ATTACK OF THE CRAB MONSTERS (1957)
--- Ann asked what I watched at the Parkland with my popcorn. “Something with unexpected depth, a surprisingly complex narrative that fully immersed me for 63 minutes,” said I. "Well, what was it?" replied she. Attack of the Crab Monsters … at which point I was invited to vacate her presence. Oh, ye all of such little faith who are yet to know Attack of the Crab Monsters for quality it embodies. My ardor grows with each watch. Startling for you-are-there quality is this color capture of Pamela Duncan fronting a woebegone crab that looks run over by a truck en route to Bronson Caves where this crew has gathered. Note the Hollywood sign in smog-free distance. When did that atmospheric condition become a problem for Los Angeles? Maybe there was smog here and I’m not seeing it. California was a fun place to visit but I'll (again) take vanilla that is NC. Did they construct a single crab and have him/her play all the other crabs? I never saw two in a same frame so am convinced that yes, such was (half) measure taken. Credit Roger Corman as capable director who did better work than anyone else could at his speed. Richard Garland had a shifty and somewhat Ray Danton thing going. Beverly Garland was married to Richard (hence her last name), said one day he just split and she never knew why. How could gals lovely as Beverly or Julie Adams rely on guys like Richard and Ray? On the other hand, there were times I sought to be shifty, though not blessed with Richard/Ray’s cruel good looks, came a cropper. Was it a passerby fan who got this snap of Crab and crew?
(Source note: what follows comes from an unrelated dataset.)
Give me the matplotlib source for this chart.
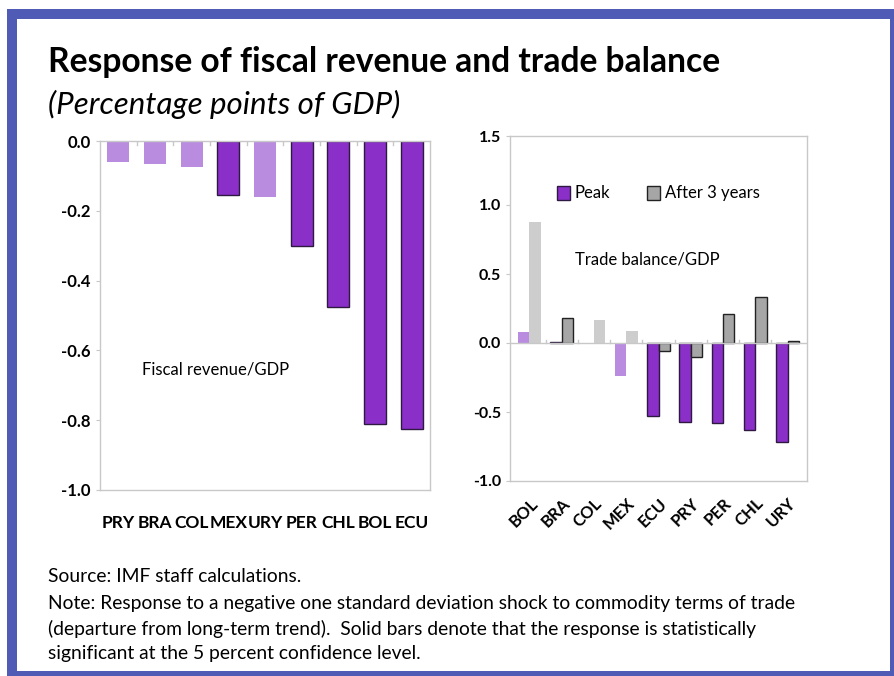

If so, we owe that onlooker our eternal gratitude.



ATRAGON (1963) --- I doctored this image on Photoshop, removing graphics AIP-imposed. Atragon was Toho-made but had no monsters but for one seen briefly undersea and easily disposed of, reminiscent of Reptilicus which then or now was not necessarily a good thing. Colonel Forehand gave me the pressbook for Atragon and I fell hard for Reynold Brown’s artwork, a super submarine that drills through rock and flies besides. Monsters to boot would be mere window dressing. Atragon had a mid-week date at the Liberty which was somewhat prestigious. I saw it midst heartache of an after school live performance (Hansel and Gretel) which the girl of my fifth-grade dreams chose to attend with a rival. Well, at least I got to see Atragon and they did not, so there. Fact is, a great many others missed Atragon as well, it earning but $222,000 in domestic rentals from 4778 engagements, very poor indeed for a color AIP. I’m guessing a dearth of dinosaurs did it in, or maybe Toho imports were losing their fizz. I enjoyed Atragon and still do, a final third especially good. Lost civilization stuff reminded me of The Mole People at the time, having seen that at the Liberty shortly before Atragon showed up. We can acquire Atragon on DVD, just not the AIP-released version, which I prefer for its being what unspooled before awestruck boyhood eyes. As was case with others Jim and Sam brought across, there were changes, cuts, and perhaps a new score grafted onto Atragon. The Japanese original is fine, but this is one time I’d opt for bastardized AIPillaging seen in ’64.